The books of the Bible were already authorized by the first century.
There was no "Bible" in the 1st century. The closest thing to a Bible in the first century would have been the Septuagint; something Christians used extensively as most of the New Testament quotations of the Old are often taken verbatim from the Septuagint.
However Jewish opinion in the 1st century was quite diverse, perhaps you are familiar with the disagreements between the Sadducees and the Pharisees; the Sadducees accepting only the five books of the Torah; while the Pharisees accepted the Torah, the Prophets, and the Psalms.
With the fall of the Temple in the year 70 Sadduceeism died off, it was Pharisaism that survived. But there was no clear boundaries for the Jewish Canon, debates in Judaism over books like Daniel were going on independently of debates in Christianity over the nature of what is and isn't canonical.
The Torah and Prophets were probably pretty well established in the Pharisaical tradition, as was the position of the Psalms--what remained was that category now known as the Writings, and as such the basis of the Jewish Tanakh and its three-fold division of Torah, Prophets, and Writings. In 1st and later century Judaism the book of Daniel, as an example, wasn't among the Prophets, but among the Writings.
Christians certainly did receive their scriptural tradition from Judaism, but the boundaries are imprecise. For example among those texts that in Judaism are considered "the Writings" Christian writers regularly refer and quote from the Psalms, which were indeed well established as scripture in the period, but simultaneously we find some texts simply are never quoted or referred to, books whose status were indeed nebulous, such as Esther or the Song of Songs.
In Judaism the Greek textual tradition of the Septuagint was ultimately rejected, and a leading defining factor was the text having a known Hebrew original; which in antiquity meant Judaism excluding works such as Sirach and 1 & 2 Maccabees. Though it is now believed that many of these works did have a Hebrew or Aramaic original prior to being translated into Greek vis-a-vis the Septuagint.
So, as it stands, no there was nothing emphatically established by the end of the first century; there was instead a rough idea, a nucleus of scripture that was read and received within the nascent communities of the Church. It is in this context that 2 Peter refers to the writings of Paul being read as scripture in the churches. This is the burgeoning of a distinctively Christian scriptural tradition running independently and in parallel with the still developing Jewish scriptural tradition.
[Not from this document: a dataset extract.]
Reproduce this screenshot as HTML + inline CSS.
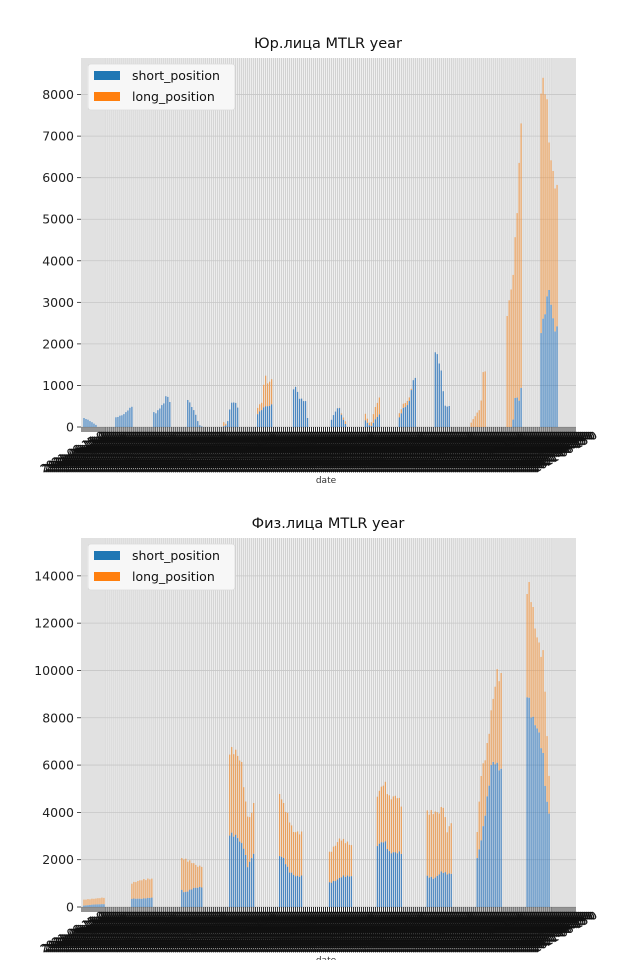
<!DOCTYPE html>
<html><head><meta charset="utf-8"><style>
html,body{margin:0;padding:0;background:#fff;}
svg{display:block;font-family:"DejaVu Sans","Liberation Sans",sans-serif;}
</style></head><body>
<svg id="s" width="640" height="960" xmlns="http://www.w3.org/2000/svg"></svg>
<script>
const S=document.getElementById('s');
let h='';
const X0=81,X1=576,N=248,step=(X1-X0)/N;
function interp(pts,t){
  if(t<=pts[0][0])return pts[0][1];
  for(let i=1;i<pts.length;i++){if(t<=pts[i][0]){const a=pts[i-1],b=pts[i];return a[1]+(b[1]-a[1])*(t-a[0])/(b[0]-a[0]);}}
  return pts[pts.length-1][1];
}
function chart(cfg){
  const {top,bot,ymax,ticks,title,clusters}=cfg;
  const ph=bot-top;
  const ys=v=>bot-v/ymax*ph;
  const yk=v=>ys(v*1000);
  h+=`<rect x="${X0}" y="${top}" width="${X1-X0}" height="${ph}" fill="#f0f0f0"/>`;
  for(let i=0;i<N;i++){const x=X0+step*(i+0.5);h+=`<line x1="${x.toFixed(1)}" y1="${top}" x2="${x.toFixed(1)}" y2="${bot}" stroke="#c8c8c8" stroke-width="0.75"/>`;}
  ticks.forEach(t=>{const y=ys(t);h+=`<line x1="${X0}" y1="${y}" x2="${X1}" y2="${y}" stroke="#c6c6c6" stroke-width="0.8"/><line x1="${X0-4}" y1="${y}" x2="${X0}" y2="${y}" stroke="#222" stroke-width="0.8"/><text x="${X0-7}" y="${y+4.5}" font-size="12.5" text-anchor="end" fill="#222">${t}</text>`;});
  for(let i=0;i<N;i++){
    const x=X0+step*(i+0.5);
    for(const c of clusters){
      if(x>=c.a&&x<=c.b){
        const t=(x-c.a)/(c.b-c.a);
        const n=1+0.025*Math.sin(i*2.7);
        const tot=interp(c.tot,t)*n, sh=Math.min(interp(c.sh,t)*n,tot);
        const bw=step*0.62;
        if(tot>sh)h+=`<rect x="${(x-bw/2).toFixed(2)}" y="${yk(tot).toFixed(1)}" width="${bw.toFixed(2)}" height="${(yk(sh)-yk(tot)).toFixed(1)}" fill="#e8a05e"/>`;
        if(sh>0)h+=`<rect x="${(x-bw/2).toFixed(2)}" y="${yk(sh).toFixed(1)}" width="${bw.toFixed(2)}" height="${(bot-yk(sh)).toFixed(1)}" fill="#4a86c0"/>`;
      }
    }
  }
  for(let i=0;i<N;i++){const x=X0+step*(i+0.5);h+=`<line x1="${x.toFixed(1)}" y1="${bot}" x2="${x.toFixed(1)}" y2="${bot+5}" stroke="#111" stroke-width="0.9"/>`;}
  for(let i=0;i<N;i++){const x=X0+step*(i+0.5)-8;const y=bot+28;h+=`<text x="${x.toFixed(1)}" y="${y}" font-size="10.5" text-anchor="middle" fill="#111" stroke="#111" stroke-width="0.3" transform="rotate(-30 ${x.toFixed(1)} ${y})">2021-06-15 0</text>`;}
  h+=`<text x="326" y="${bot+56}" font-size="9" text-anchor="middle" fill="#333">date</text>`;
  h+=`<text x="328" y="${top-10}" font-size="14.5" text-anchor="middle" fill="#111">${title}</text>`;
  h+=`<rect x="88" y="${top+6}" width="147" height="46" rx="3" fill="#f7f7f7" stroke="#dcdcdc" stroke-width="0.8"/>`;
  h+=`<rect x="94" y="${top+13}" width="26" height="9" fill="#1f77b4"/><text x="132" y="${top+22}" font-size="12.5" fill="#111">short_position</text>`;
  h+=`<rect x="94" y="${top+34}" width="26" height="9" fill="#ff7f0e"/><text x="132" y="${top+43}" font-size="12.5" fill="#111">long_position</text>`;
}
chart({top:58,bot:427,ymax:8880,ticks:[0,1000,2000,3000,4000,5000,6000,7000,8000],title:"Юр.лица MTLR year",clusters:[
 {a:82,b:96,tot:[[0,.12],[.15,.22],[.5,.16],[1,.05]],sh:[[0,.12],[.15,.22],[.5,.16],[1,.05]]},
 {a:115,b:132,tot:[[0,.22],[.5,.3],[1,.5]],sh:[[0,.22],[.5,.3],[1,.5]]},
 {a:152,b:170,tot:[[0,.48],[.15,.3],[.7,.6],[.8,.8],[1,.6]],sh:[[0,.48],[.15,.3],[.7,.6],[.8,.8],[1,.6]]},
 {a:187,b:203,tot:[[0,.7],[.5,.35],[.75,.05],[1,0]],sh:[[0,.7],[.5,.35],[.75,.05],[1,0]]},
 {a:222,b:239,tot:[[0,.15],[.3,.05],[.5,.55],[.75,.62],[1,.4]],sh:[[0,0],[.3,.05],[.5,.55],[.75,.62],[1,.4]]},
 {a:257,b:273,tot:[[0,.45],[.3,.6],[.5,1.3],[.7,1.0],[1,1.25]],sh:[[0,.3],[.5,.5],[.8,.5],[1,.6]]},
 {a:293,b:308,tot:[[0,.9],[.2,.98],[.4,.7],[.9,.6],[1,.05]],sh:[[0,.9],[.2,.98],[.4,.7],[.9,.6],[1,.05]]},
 {a:330,b:346,tot:[[0,.1],[.3,.35],[.55,.5],[.8,.25],[1,.12]],sh:[[0,.1],[.3,.35],[.55,.5],[.8,.2],[1,.05]]},
 {a:364,b:381,tot:[[0,.4],[.25,.15],[.4,.05],[.6,.4],[.8,.6],[1,.8]],sh:[[0,.2],[.4,0],[.7,.2],[1,.35]]},
 {a:398,b:416,tot:[[0,.25],[.3,.55],[.6,.65],[.8,1.05],[1,1.25]],sh:[[0,.15],[.3,.45],[.6,.55],[.8,1.05],[1,1.25]]},
 {a:434,b:451,tot:[[0,1.8],[.2,1.75],[.5,1.2],[.6,.5],[1,.5]],sh:[[0,1.8],[.2,1.75],[.5,1.2],[.6,.5],[1,.5]]},
 {a:471,b:487,tot:[[0,.1],[.4,.35],[.6,.45],[.8,1.5],[1,1.2]],sh:[[0,0],[1,0]]},
 {a:506,b:522,tot:[[0,2.4],[.15,3.0],[.35,3.3],[.5,4.0],[.7,5.3],[.85,6.5],[.95,7.4],[1,7.4]],sh:[[0,0],[.4,0],[.6,.8],[.85,.6],[1,1.15]]},
 {a:541,b:558,tot:[[0,8.2],[.3,8.2],[.45,7.0],[.65,6.2],[.8,5.9],[1,5.6]],sh:[[0,2.3],[.3,2.9],[.45,3.4],[.7,2.6],[.85,2.3],[1,2.4]]}
]});
chart({top:538,bot:907,ymax:15600,ticks:[0,2000,4000,6000,8000,10000,12000,14000],title:"Физ.лица MTLR year",clusters:[
 {a:82,b:105,tot:[[0,.3],[.5,.35],[1,.4]],sh:[[0,.05],[.5,.1],[1,.12]]},
 {a:131,b:153,tot:[[0,1.0],[.5,1.15],[1,1.2]],sh:[[0,.35],[.5,.35],[1,.4]]},
 {a:180,b:203,tot:[[0,2.1],[.5,1.9],[.8,1.7],[1,1.75]],sh:[[0,.8],[.2,.6],[.6,.8],[1,.85]]},
 {a:229,b:254,tot:[[0,6.6],[.25,6.6],[.5,6.1],[.7,4.0],[.85,3.7],[1,4.5]],sh:[[0,3.1],[.3,3.0],[.6,2.5],[.75,1.7],[1,2.3]]},
 {a:278,b:303,tot:[[0,5.0],[.2,4.4],[.45,3.7],[.6,3.2],[1,3.1]],sh:[[0,2.2],[.2,2.1],[.45,1.5],[.7,1.3],[1,1.3]]},
 {a:328,b:352,tot:[[0,2.2],[.3,2.6],[.5,2.9],[1,2.6]],sh:[[0,1.0],[.3,1.1],[.6,1.3],[1,1.3]]},
 {a:377,b:402,tot:[[0,4.7],[.3,5.3],[.5,4.6],[.8,4.7],[1,4.3]],sh:[[0,2.6],[.3,2.8],[.5,2.3],[1,2.3]]},
 {a:427,b:452,tot:[[0,4.0],[.5,4.0],[.65,4.3],[.8,3.2],[1,3.6]],sh:[[0,1.3],[.3,1.2],[.6,1.5],[.8,1.4],[1,1.4]]},
 {a:477,b:502,tot:[[0,3.0],[.15,5.5],[.4,6.7],[.6,8.5],[.8,9.9],[1,9.6]],sh:[[0,2.0],[.2,3.0],[.4,4.5],[.6,6.2],[.9,5.9],[1,5.6]]},
 {a:526,b:550,tot:[[0,13.6],[.2,13.3],[.35,12.0],[.55,11.0],[.75,10.5],[.9,6.5],[1,5.0]],sh:[[0,9.3],[.25,8.0],[.5,7.5],[.7,6.5],[.85,4.5],[1,3.8]]}
]});
S.innerHTML=h;
</script>
</body></html>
It is in that context which a canonical nucleus comes about; but remains a continued point of disagreement among Christians for hundred years. The conversation was chiefly friendly in antiquity, Christian leaders expressing that some accept X and while others accept Y, that everyone accepts Z, and so on. This can be seen throughout the writings produced throughout antiquity and into the medieval period. Local councils which did engage in which books were to be read in churches in their diocese such as the Councils of Laodicea and Carthage were not in complete agreement with one another--and we shouldn't expect they had to be given that they were local synods dealing with local issues of church practice.
The point remains that the Bible, as we understand it, is a liturgical document arising out of an evolving consensus. There was no prophet, no apostle, no angel, or anything of that nature which placed a stamp or seal on a collection of scriptures as the definitive biblical canon. It was instead a complex, organic process that could often be quite messy. There is no divinely ordained Canon, the Canon is a product of the Church and part of the Church's tradition. The issue of faith is that these texts, received into and by the Church and placed into a biblical canon are divinely inspired--it is a position of faith that says yes, they are. There exists no divine record of what is and is not to be canonical, that process occurred within the day-in and day-out life of the Church over many hundreds of years. And it is why, to this day, there is no universal agreement as to what is and is not canonical Scripture--namely the disagreement over the Deuterocanonical texts: Tobit, Judith, 1 & 2 Maccabees (& 3 Maccabees), the 151st Psalm, Baruch, etc.